• COLLECTED DATA

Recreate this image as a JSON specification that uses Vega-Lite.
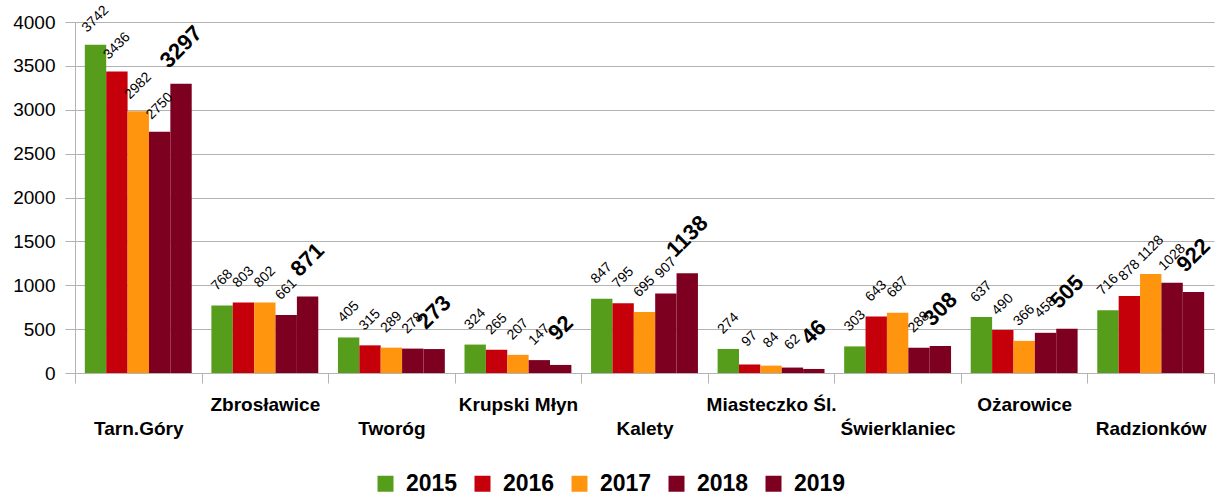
{
  "$schema": "https://vega.github.io/schema/vega-lite/v6.json",
  "width": 1139,
  "height": 351,
  "autosize": {"type": "none"},
  "padding": {"left": 75, "top": 22, "right": 4, "bottom": 122},
  "background": "white",
  "data": {"values": [
    {"town": "Tarn.Góry", "year": "2015", "value": 3742},
    {"town": "Tarn.Góry", "year": "2016", "value": 3436},
    {"town": "Tarn.Góry", "year": "2017", "value": 2982},
    {"town": "Tarn.Góry", "year": "2018", "value": 2750},
    {"town": "Tarn.Góry", "year": "2019", "value": 3297},
    {"town": "Zbrosławice", "year": "2015", "value": 768},
    {"town": "Zbrosławice", "year": "2016", "value": 803},
    {"town": "Zbrosławice", "year": "2017", "value": 802},
    {"town": "Zbrosławice", "year": "2018", "value": 661},
    {"town": "Zbrosławice", "year": "2019", "value": 871},
    {"town": "Tworóg", "year": "2015", "value": 405},
    {"town": "Tworóg", "year": "2016", "value": 315},
    {"town": "Tworóg", "year": "2017", "value": 289},
    {"town": "Tworóg", "year": "2018", "value": 278},
    {"town": "Tworóg", "year": "2019", "value": 273},
    {"town": "Krupski Młyn", "year": "2015", "value": 324},
    {"town": "Krupski Młyn", "year": "2016", "value": 265},
    {"town": "Krupski Młyn", "year": "2017", "value": 207},
    {"town": "Krupski Młyn", "year": "2018", "value": 147},
    {"town": "Krupski Młyn", "year": "2019", "value": 92},
    {"town": "Kalety", "year": "2015", "value": 847},
    {"town": "Kalety", "year": "2016", "value": 795},
    {"town": "Kalety", "year": "2017", "value": 695},
    {"town": "Kalety", "year": "2018", "value": 907},
    {"town": "Kalety", "year": "2019", "value": 1138},
    {"town": "Miasteczko Śl.", "year": "2015", "value": 274},
    {"town": "Miasteczko Śl.", "year": "2016", "value": 97},
    {"town": "Miasteczko Śl.", "year": "2017", "value": 84},
    {"town": "Miasteczko Śl.", "year": "2018", "value": 62},
    {"town": "Miasteczko Śl.", "year": "2019", "value": 46},
    {"town": "Świerklaniec", "year": "2015", "value": 303},
    {"town": "Świerklaniec", "year": "2016", "value": 643},
    {"town": "Świerklaniec", "year": "2017", "value": 687},
    {"town": "Świerklaniec", "year": "2018", "value": 288},
    {"town": "Świerklaniec", "year": "2019", "value": 308},
    {"town": "Ożarowice", "year": "2015", "value": 637},
    {"town": "Ożarowice", "year": "2016", "value": 490},
    {"town": "Ożarowice", "year": "2017", "value": 366},
    {"town": "Ożarowice", "year": "2018", "value": 458},
    {"town": "Ożarowice", "year": "2019", "value": 505},
    {"town": "Radzionków", "year": "2015", "value": 716},
    {"town": "Radzionków", "year": "2016", "value": 878},
    {"town": "Radzionków", "year": "2017", "value": 1128},
    {"town": "Radzionków", "year": "2018", "value": 1028},
    {"town": "Radzionków", "year": "2019", "value": 922}
  ]},
  "encoding": {
    "x": {
      "field": "town", "type": "nominal", "sort": null,
      "scale": {"paddingInner": 0, "paddingOuter": 0},
      "axis": {
        "title": null, "tickBand": "extent", "tickSize": 10,
        "tickColor": "#b3b3b3", "domainColor": "#b3b3b3", "grid": false,
        "labelAngle": 0, "labelFont": "Liberation Sans", "labelFontWeight": "bold",
        "labelFontSize": 19, "labelColor": "black", "labelPadding": 12,
        "labelOverlap": false, "labelLineHeight": 24, "labelBaseline": "top",
        "labelExpr": "indexof(['Tarn.Góry','Tworóg','Kalety','Świerklaniec','Radzionków'], datum.value) >= 0 ? ['', datum.value] : datum.value"
      }
    },
    "xOffset": {"field": "year", "type": "nominal", "scale": {"paddingInner": 0, "paddingOuter": 0.46}},
    "y": {
      "field": "value", "type": "quantitative",
      "scale": {"domain": [0, 4000], "nice": false},
      "axis": {
        "title": null, "values": [0, 500, 1000, 1500, 2000, 2500, 3000, 3500, 4000], "format": "d",
        "tickSize": 10, "tickColor": "#b3b3b3", "domainColor": "#b3b3b3",
        "gridColor": "#b3b3b3", "labelFont": "Liberation Sans", "labelFontSize": 19,
        "labelColor": "black", "labelPadding": 10
      }
    }
  },
  "layer": [
    {
      "mark": {"type": "bar"},
      "encoding": {
        "color": {
          "field": "year", "type": "nominal",
          "scale": {"domain": ["2015", "2016", "2017", "2018", "2019"], "range": ["#579d1c", "#c5000b", "#ff950e", "#7e0021", "#7e0021"]},
          "legend": {
            "title": null, "orient": "none", "direction": "horizontal",
            "legendX": 299, "legendY": 450, "padding": 0,
            "symbolType": "square", "symbolSize": 256, "symbolStrokeWidth": 0,
            "labelFont": "Liberation Sans", "labelFontWeight": "bold", "labelFontSize": 23,
            "labelColor": "black", "labelOffset": 9, "columnPadding": 13
          }
        }
      }
    },
    {
      "transform": [{"filter": "datum.year != '2019'"}],
      "mark": {"type": "text", "angle": 315, "align": "center", "baseline": "middle", "dx": 18, "dy": -18, "font": "Liberation Sans", "fontSize": 14, "color": "black"},
      "encoding": {"text": {"field": "value", "type": "quantitative"}}
    },
    {
      "transform": [{"filter": "datum.year == '2019'"}],
      "mark": {"type": "text", "angle": 315, "align": "center", "baseline": "middle", "dx": 26, "dy": -26, "font": "Liberation Sans", "fontSize": 22, "fontWeight": "bold", "color": "black"},
      "encoding": {"text": {"field": "value", "type": "quantitative"}}
    }
  ],
  "config": {"view": {"stroke": null}}
}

• GOAL
Write the material out again exactly as it appears, dropping the pictures.

• ANSWER
Recreate this image as a JSON specification that uses Vega-Lite.
{
  "$schema": "https://vega.github.io/schema/vega-lite/v6.json",
  "width": 1139,
  "height": 351,
  "autosize": {"type": "none"},
  "padding": {"left": 75, "top": 22, "right": 4, "bottom": 122},
  "background": "white",
  "data": {"values": [
    {"town": "Tarn.Góry", "year": "2015", "value": 3742},
    {"town": "Tarn.Góry", "year": "2016", "value": 3436},
    {"town": "Tarn.Góry", "year": "2017", "value": 2982},
    {"town": "Tarn.Góry", "year": "2018", "value": 2750},
    {"town": "Tarn.Góry", "year": "2019", "value": 3297},
    {"town": "Zbrosławice", "year": "2015", "value": 768},
    {"town": "Zbrosławice", "year": "2016", "value": 803},
    {"town": "Zbrosławice", "year": "2017", "value": 802},
    {"town": "Zbrosławice", "year": "2018", "value": 661},
    {"town": "Zbrosławice", "year": "2019", "value": 871},
    {"town": "Tworóg", "year": "2015", "value": 405},
    {"town": "Tworóg", "year": "2016", "value": 315},
    {"town": "Tworóg", "year": "2017", "value": 289},
    {"town": "Tworóg", "year": "2018", "value": 278},
    {"town": "Tworóg", "year": "2019", "value": 273},
    {"town": "Krupski Młyn", "year": "2015", "value": 324},
    {"town": "Krupski Młyn", "year": "2016", "value": 265},
    {"town": "Krupski Młyn", "year": "2017", "value": 207},
    {"town": "Krupski Młyn", "year": "2018", "value": 147},
    {"town": "Krupski Młyn", "year": "2019", "value": 92},
    {"town": "Kalety", "year": "2015", "value": 847},
    {"town": "Kalety", "year": "2016", "value": 795},
    {"town": "Kalety", "year": "2017", "value": 695},
    {"town": "Kalety", "year": "2018", "value": 907},
    {"town": "Kalety", "year": "2019", "value": 1138},
    {"town": "Miasteczko Śl.", "year": "2015", "value": 274},
    {"town": "Miasteczko Śl.", "year": "2016", "value": 97},
    {"town": "Miasteczko Śl.", "year": "2017", "value": 84},
    {"town": "Miasteczko Śl.", "year": "2018", "value": 62},
    {"town": "Miasteczko Śl.", "year": "2019", "value": 46},
    {"town": "Świerklaniec", "year": "2015", "value": 303},
    {"town": "Świerklaniec", "year": "2016", "value": 643},
    {"town": "Świerklaniec", "year": "2017", "value": 687},
    {"town": "Świerklaniec", "year": "2018", "value": 288},
    {"town": "Świerklaniec", "year": "2019", "value": 308},
    {"town": "Ożarowice", "year": "2015", "value": 637},
    {"town": "Ożarowice", "year": "2016", "value": 490},
    {"town": "Ożarowice", "year": "2017", "value": 366},
    {"town": "Ożarowice", "year": "2018", "value": 458},
    {"town": "Ożarowice", "year": "2019", "value": 505},
    {"town": "Radzionków", "year": "2015", "value": 716},
    {"town": "Radzionków", "year": "2016", "value": 878},
    {"town": "Radzionków", "year": "2017", "value": 1128},
    {"town": "Radzionków", "year": "2018", "value": 1028},
    {"town": "Radzionków", "year": "2019", "value": 922}
  ]},
  "encoding": {
    "x": {
      "field": "town", "type": "nominal", "sort": null,
      "scale": {"paddingInner": 0, "paddingOuter": 0},
      "axis": {
        "title": null, "tickBand": "extent", "tickSize": 10,
        "tickColor": "#b3b3b3", "domainColor": "#b3b3b3", "grid": false,
        "labelAngle": 0, "labelFont": "Liberation Sans", "labelFontWeight": "bold",
        "labelFontSize": 19, "labelColor": "black", "labelPadding": 12,
        "labelOverlap": false, "labelLineHeight": 24, "labelBaseline": "top",
        "labelExpr": "indexof(['Tarn.Góry','Tworóg','Kalety','Świerklaniec','Radzionków'], datum.value) >= 0 ? ['', datum.value] : datum.value"
      }
    },
    "xOffset": {"field": "year", "type": "nominal", "scale": {"paddingInner": 0, "paddingOuter": 0.46}},
    "y": {
      "field": "value", "type": "quantitative",
      "scale": {"domain": [0, 4000], "nice": false},
      "axis": {
        "title": null, "values": [0, 500, 1000, 1500, 2000, 2500, 3000, 3500, 4000], "format": "d",
        "tickSize": 10, "tickColor": "#b3b3b3", "domainColor": "#b3b3b3",
        "gridColor": "#b3b3b3", "labelFont": "Liberation Sans", "labelFontSize": 19,
        "labelColor": "black", "labelPadding": 10
      }
    }
  },
  "layer": [
    {
      "mark": {"type": "bar"},
      "encoding": {
        "color": {
          "field": "year", "type": "nominal",
          "scale": {"domain": ["2015", "2016", "2017", "2018", "2019"], "range": ["#579d1c", "#c5000b", "#ff950e", "#7e0021", "#7e0021"]},
          "legend": {
            "title": null, "orient": "none", "direction": "horizontal",
            "legendX": 299, "legendY": 450, "padding": 0,
            "symbolType": "square", "symbolSize": 256, "symbolStrokeWidth": 0,
            "labelFont": "Liberation Sans", "labelFontWeight": "bold", "labelFontSize": 23,
            "labelColor": "black", "labelOffset": 9, "columnPadding": 13
          }
        }
      }
    },
    {
      "transform": [{"filter": "datum.year != '2019'"}],
      "mark": {"type": "text", "angle": 315, "align": "center", "baseline": "middle", "dx": 18, "dy": -18, "font": "Liberation Sans", "fontSize": 14, "color": "black"},
      "encoding": {"text": {"field": "value", "type": "quantitative"}}
    },
    {
      "transform": [{"filter": "datum.year == '2019'"}],
      "mark": {"type": "text", "angle": 315, "align": "center", "baseline": "middle", "dx": 26, "dy": -26, "font": "Liberation Sans", "fontSize": 22, "fontWeight": "bold", "color": "black"},
      "encoding": {"text": {"field": "value", "type": "quantitative"}}
    }
  ],
  "config": {"view": {"stroke": null}}
}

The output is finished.